Cajun Cuisine Vs Creole Cuisine
When you start looking into the cuisine of the Deep South, you will hear the terms Cajun and Creole used often. When the terms are used on food labels, it is difficult to distinguish what constitutes one or the other.
Instead of looking at ingredients, let's try to understand the differences by exploring the origin of each cuisine.
Cajun cuisine can be traced back to French exiles to the deep south from Acadia, Canada. These exiles were poor, which led to the need to survive on anything that was available. Local ingredients, and the harvesting of those ingredients, was a rough and tumble endeavor.
Preparing foods had to be a simple, rustic event because these poor exiled families had very few possessions. Cajun families would work farms, living in make-shift cabins provided by the landowner who shared the crop, but expected the Cajun family to do the work in exchange for room and board.

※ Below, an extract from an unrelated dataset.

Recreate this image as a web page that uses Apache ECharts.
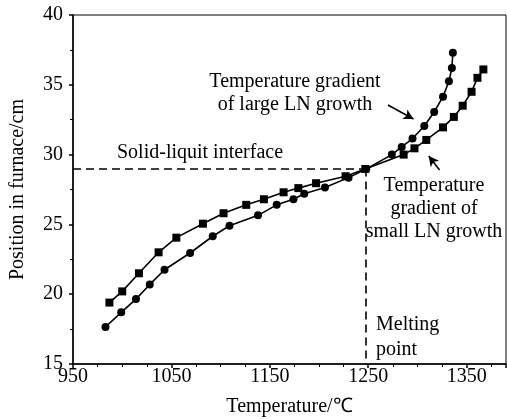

The Cajun meal consisted of whatever the farm would provide, but usually followed a three dish theme - one protein and two sides. This style is a familiar sight on southern tables today. The main dish, the protein, would usually be a stewed chicken or other meat, with a pot of greens or vegetable and a pot of grain of some sort for the third dish.
Popular Cajun dishes such as boudin, a sausage made with rice and pork, and jambalaya, a one pot meal made up of rice and a combination of meats, are examples of foods created out of necessity, which is what distinguishes Cajun food.
Another classic example of Cajun ingenuity when it comes to surviving on what's on hand is the very popular crawfish boil. This traditional meal was created out of the unlikely desire to boil 'mudbugs' live with a few vegetables and a lot of spices. The now cooked mudbugs are dumped onto a big table and eaten by peeling off the shells, devouring the tail, then sucking the flavor out of the heads. Very unlikely, indeed. But, very Cajun.
Creole food is less born of necessity as it is born of a blending of cultures - French and Spanish. The French influence is seen in the soups and sauces familiar in Creole cooking. The Spanish influence is found in the spices and ingredients brought from the Caribbean, as these explorers traveled and traded often along the Gulf of Mexico into the ports of Louisiana. More exotic fruits and vegetables are often found in Creole recipes, and methods such as baking in banana leaves would be likely.
These households were quite often wealthier, including prominent New Orleans families. The wealthier Creole families would typically employ cooks, many with long histories of serving on plantations throughout the south. Therefore, you can find an influx of the African cooking styles along with the development of Spanish and Native American recipes that came along with the plantation cooks.
One dish that simply cannot be put in one category or the other is gumbo. Many cultures have been a part in the development of this one pot meal. The word itself, gumbo, is said to originate from an African word for okra. The French soup 'bouillabaisse' is also said to have contributed to the development of gumbo, ensuring the popularity of gumbo with Creole families. Other influences we recognize today include the Native American's addition of 'file' which is ground sassafras leaves, and Cajuns who added more vegetables and sausages to the pot, both ingredients that would be readily available to them.
Because the deep south has such a diversion of cultures, it is really impossible to draw a definitive line between what is Cajun and what is Creole. But, then, when you stop to enjoy the food, it really doesn't matter much at all. Just enjoy!